NY Times' Riot Response Shows Hypocrisy on Race, Hugo Chavez, and Maxine Waters

January 9th, 2021 4:45 PM

The inexcusable rioting and looting in the halls and floors of the U.S. Congress this week has cast a shameful pall over the country But the New York Times inevitably went beyond justifiably calling out the rioters and those who egged them on. The paper overreached, making accusations of racial favoritism among police and alleging a double standard on riots, while ignoring liberal hypocrisy.

Reporter John Eligon made the front page Friday with “Black Activists See Double Standard In Police Handling of Whites at Capitol.”

Black Lives Matter activists across the country expressed outrage on Thursday at what they said was a tepid response from law enforcement officers to mostly white protesters, saying it stood in stark contrast to the aggressive tactics they have endured for years -- officers in full riot gear who have used tear-gas, rubber bullets and batons. It also underscored the country’s uneven system of justice, many said, and lent credence to their insistence that Black people are devalued and viewed as inherently dangerous.

Tear gas was in fact also deployed during the Capitol Hill riots. 

Reporter Jeremy Peters was typically obnoxious and divisive Friday: “Denying and Deflecting, Loyalists Defend Trump.”

This was one mob they found a way to excuse.

Even as scores of President Trump’s usually unfailing loyalists condemned him for moving too slowly to call off the swarm of demonstrators that stormed and ransacked the Capitol, many of his most vocal and visible allies in Congress, the media and conservative politics still could not bring themselves to fault him for the surreal and frightening attack carried out by people he had just urged to “fight like hell.”

They downplayed the violence as acts of desperation by people who felt lied to by the news media and ignored by their elected representatives. They deflected with false equivalencies about the Democratic Party’s embrace of the Black Lives Matter movement.

Is it really a reporter’s job to flatly declare a political argument a “false equivalency”?
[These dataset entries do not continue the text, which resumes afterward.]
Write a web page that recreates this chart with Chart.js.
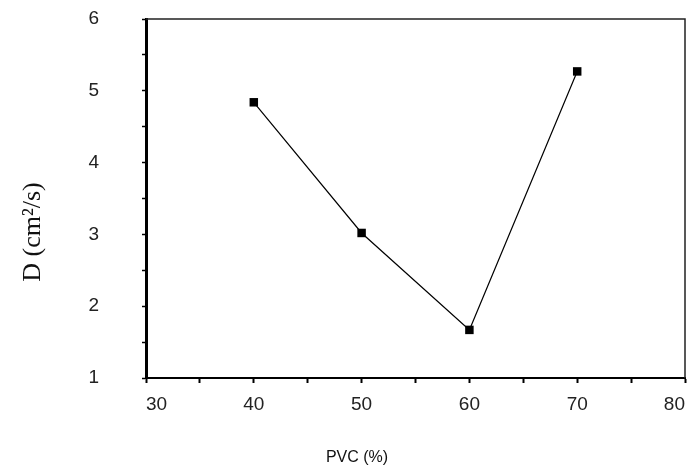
<!DOCTYPE html>
<html>
<head>
<meta charset="utf-8">
<script src="https://cdn.jsdelivr.net/npm/chart.js@4"></script>
<style>
  html, body { margin: 0; padding: 0; background: #fff; }
  #wrap { width: 691px; height: 472px; }
</style>
</head>
<body>
<div id="wrap"><canvas id="grafico"></canvas></div>
<script>
// datos
const pvc = [40, 50, 60, 70];
const difusion = [4.84, 3.02, 1.67, 5.27];
const tituloX = 'PVC (%)';
const tituloY = 'D (cm²/s)';

// marco fino arriba/derecha y titulos de ejes
const marco = {
    id: 'marco',
    afterDraw(chart) {
        const a = chart.chartArea;
        const ctx = chart.ctx;
        ctx.save();
        ctx.strokeStyle = '#222';
        ctx.lineWidth = 1.5;
        ctx.beginPath();
        ctx.moveTo(a.left, a.top);
        ctx.lineTo(a.right, a.top);
        ctx.lineTo(a.right, a.bottom);
        ctx.stroke();
        ctx.fillStyle = '#111';
        ctx.font = '16px "Liberation Sans", Arial, sans-serif';
        ctx.textAlign = 'center';
        ctx.textBaseline = 'middle';
        ctx.fillText(tituloX, 357, 458);
        ctx.translate(33, 232);
        ctx.rotate(-Math.PI / 2);
        ctx.font = '26px "Liberation Serif", "Times New Roman", serif';
        ctx.fillText(tituloY, 0, 0);
        ctx.restore();
    }
};

const ctx = document.getElementById('grafico').getContext('2d');
new Chart(ctx, {
    type: 'line',
    data: {
        datasets: [{
            data: pvc.map((x, i) => ({ x: x, y: difusion[i] })),
            borderColor: '#000',
            borderWidth: 1.2,
            backgroundColor: '#000',
            pointStyle: 'rect',
            pointRadius: 6,
            pointBorderWidth: 0,
            tension: 0
        }]
    },
    options: {
        responsive: true,
        maintainAspectRatio: false,
        animation: false,
        layout: { padding: { top: 19, right: 4, left: 0, bottom: 0 } },
        plugins: { legend: { display: false }, tooltip: { enabled: false } },
        scales: {
            x: {
                type: 'linear',
                min: 30,
                max: 80,
                afterFit: s => { s.height = 94; s.paddingLeft = 0; s.paddingRight = 0; },
                border: { color: '#000', width: 2 },
                grid: { drawOnChartArea: false, tickLength: 5, color: '#000', tickWidth: 2 },
                ticks: {
                    stepSize: 5,
                    padding: 10,
                    align: 'inner',
                    color: '#222',
                    font: { family: '"Liberation Sans", Arial, sans-serif', size: 19 },
                    callback: v => (v % 10 === 0 ? v : '')
                }
            },
            y: {
                min: 1,
                max: 6,
                afterFit: s => { s.width = 146; s.paddingTop = 0; s.paddingBottom = 0; },
                border: { color: '#000', width: 3 },
                grid: { drawOnChartArea: false, tickLength: 4, color: '#000', tickWidth: 1.5 },
                ticks: {
                    stepSize: 0.5,
                    padding: 43,
                    color: '#222',
                    font: { family: '"Liberation Sans", Arial, sans-serif', size: 19 },
                    callback: v => (Number.isInteger(v) ? v : '')
                }
            }
        }
    },
    plugins: [marco]
});
</script>
</body>
</html>
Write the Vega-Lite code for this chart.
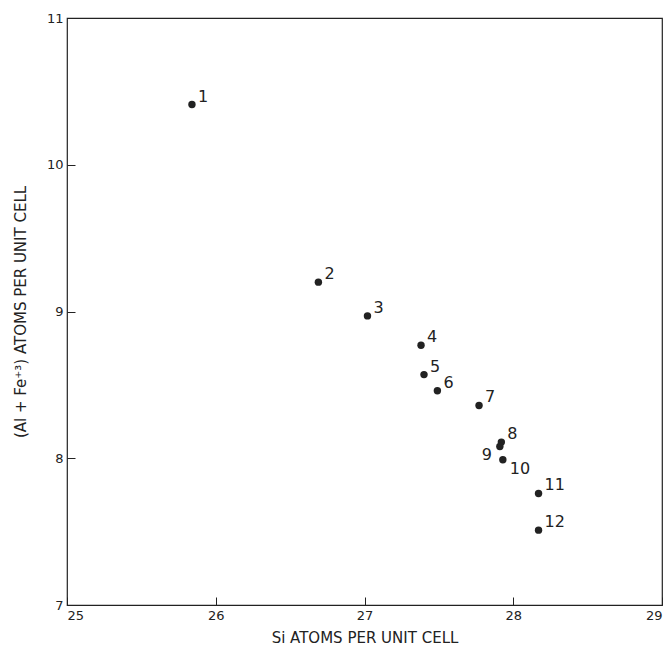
{
  "$schema": "https://vega.github.io/schema/vega-lite/v6.json",
  "width": 595,
  "height": 587,
  "autosize": "none",
  "padding": {"left": 67, "top": 18, "right": 8, "bottom": 48},
  "background": "white",
  "config": {
    "view": {"stroke": "#222", "strokeWidth": 1.2},
    "font": "DejaVu Sans",
    "axis": {"grid": false, "domain": false, "tickColor": "#222", "labelColor": "#222", "titleColor": "#222", "labelFont": "DejaVu Sans", "titleFont": "DejaVu Sans", "titleFontWeight": "normal", "labelFontSize": 13, "titleFontSize": 15}
  },
  "data": {
    "values": [
      {"n": "1", "si": 25.84, "al": 10.41},
      {"n": "2", "si": 26.69, "al": 9.20},
      {"n": "3", "si": 27.02, "al": 8.97},
      {"n": "4", "si": 27.38, "al": 8.77},
      {"n": "5", "si": 27.4, "al": 8.57},
      {"n": "6", "si": 27.49, "al": 8.46},
      {"n": "7", "si": 27.77, "al": 8.36},
      {"n": "8", "si": 27.92, "al": 8.11},
      {"n": "9", "si": 27.91, "al": 8.08},
      {"n": "10", "si": 27.93, "al": 7.99},
      {"n": "11", "si": 28.17, "al": 7.76},
      {"n": "12", "si": 28.17, "al": 7.51}
    ]
  },
  "encoding": {
    "x": {"field": "si", "type": "quantitative", "scale": {"domain": [25, 29], "nice": false},
      "axis": {"values": [25, 26, 27, 28, 29], "tickSize": -8, "labelPadding": 12, "title": "Si ATOMS PER UNIT CELL", "titlePadding": 8}},
    "y": {"field": "al", "type": "quantitative", "scale": {"domain": [7, 11], "nice": false},
      "axis": {"values": [7, 8, 9, 10, 11], "tickSize": -8, "labelPadding": 12, "title": "(Al + Fe⁺³) ATOMS PER UNIT CELL", "titlePadding": 18}}
  },
  "layer": [
    {"mark": {"type": "circle", "size": 55, "color": "#222", "opacity": 1}},
    {"transform": [{"filter": "datum.n != '9' && datum.n != '10'"}],
      "mark": {"type": "text", "align": "left", "dx": 6, "dy": -8, "fontSize": 16, "color": "#222"},
      "encoding": {"text": {"field": "n"}}},
    {"transform": [{"filter": "datum.n == '9'"}],
      "mark": {"type": "text", "align": "right", "dx": -8, "dy": 8, "fontSize": 16, "color": "#222"},
      "encoding": {"text": {"field": "n"}}},
    {"transform": [{"filter": "datum.n == '10'"}],
      "mark": {"type": "text", "align": "left", "dx": 7, "dy": 9, "fontSize": 16, "color": "#222"},
      "encoding": {"text": {"field": "n"}}}
  ]
}
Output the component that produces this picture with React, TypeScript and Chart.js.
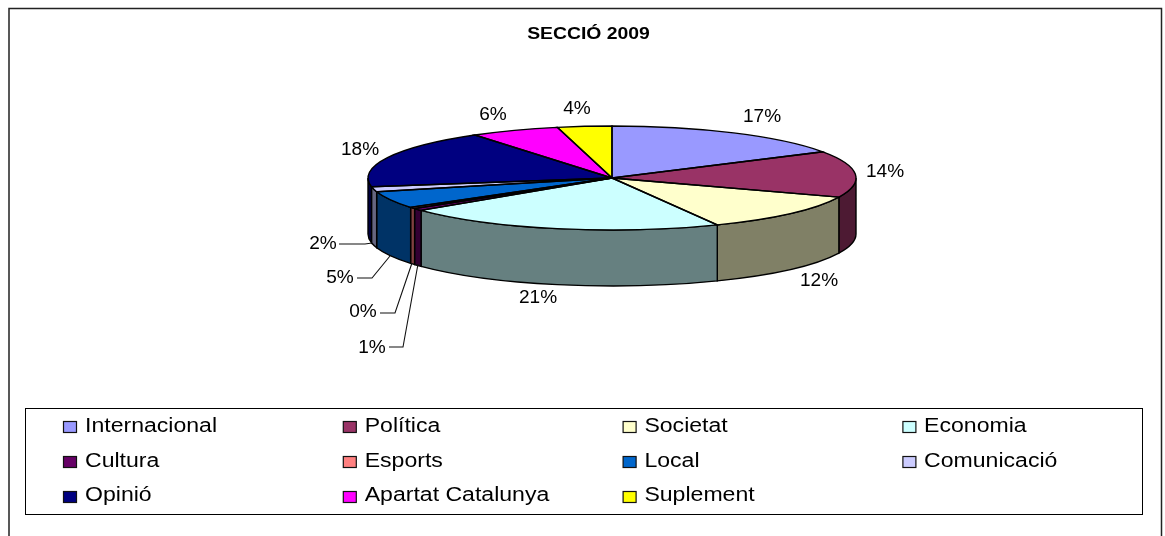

“To any insincere, fake DC ‘patriots’ used as PLANTS -- you will be found out,” wrote Sarah Palin, the Republican Party’s vice-presidential nominee in 2008, who demanded that the media look into the allegiances of the people who smashed their way into the Capitol.

….

Ms. Palin’s surfacing amid the fury was a reminder that no matter how many Republican officials speak out against Mr. Trump’s reckless and dangerous insinuations, the party has often looked the other way as grass-roots activists and far-right leaders used militant language and imagery to rally their followers. An early figure in the Tea Party movement, Ms. Palin often summoned Revolutionary War metaphors and other phrases in her speeches and social media posts that led critics to accuse her of glorifying violence, like “Don’t retreat, reload.”

Does the Times really want to remind people that Palin filed a lawsuit when the Times falsely tied her to violence in an editorial on the attempted assassination of Rep. Gabby Giffords?

Saturday’s front page featured Astead Herndon’s “news analysis,” “Riot at ‘People’s House’ Bares Old, Internal Rift.”  Herndon played on racial division right from the start while flattering Democrats:

The day after Georgia elected a Black descendant of sharecroppers and a young Jewish filmmaker to be U.S. senators, underscoring the rising political power of racial and religious minorities, the forces of white grievance politics struck back.

Ultra-liberal California Rep. Maxine Waters made a surprise cameo as a…peacemaker?

Representative Maxine Waters of California, a senior member of the Congressional Black Caucus, said the images should be a jarring reminder of the country’s bloody struggle against injustice….Ms. Waters, the congresswoman, was a teacher in Watts, Calif., in the 1960s. She played a pivotal role in restoring order in Los Angeles after the rebellion in 1991, after city police officers beat Rodney King.

Herndon employed the left-wing nomenclature “rebellion” to describe the riots.

This is the same Maxine Waters who according to the May 1992 New York Times:

 ….scared some people and angered others by focusing on justifying rather than condemning the violent reaction to the verdict….She concluded by leading the crowd in a chant: "No justice, no peace."

On Saturday, the Times reported “Familiar Fears as Immigrants See ‘Blackest Day for Democracy.’” The interviewed Carla Miranda, who fled Venezuela and “the Chavistas” -- supporters of dictator Hugo Chavez. They quoted Miranda in a photo caption: “It reminded me of the Chavistas. They look a lot like the Chavistas. They followed all these conspiracy theories.”

Good to see the Times recognizing the menace posed by the followers of the late Venezuelan Communist dictator. A shame the paper praised Chavez and his socialist tyranny over Venezuela at the time.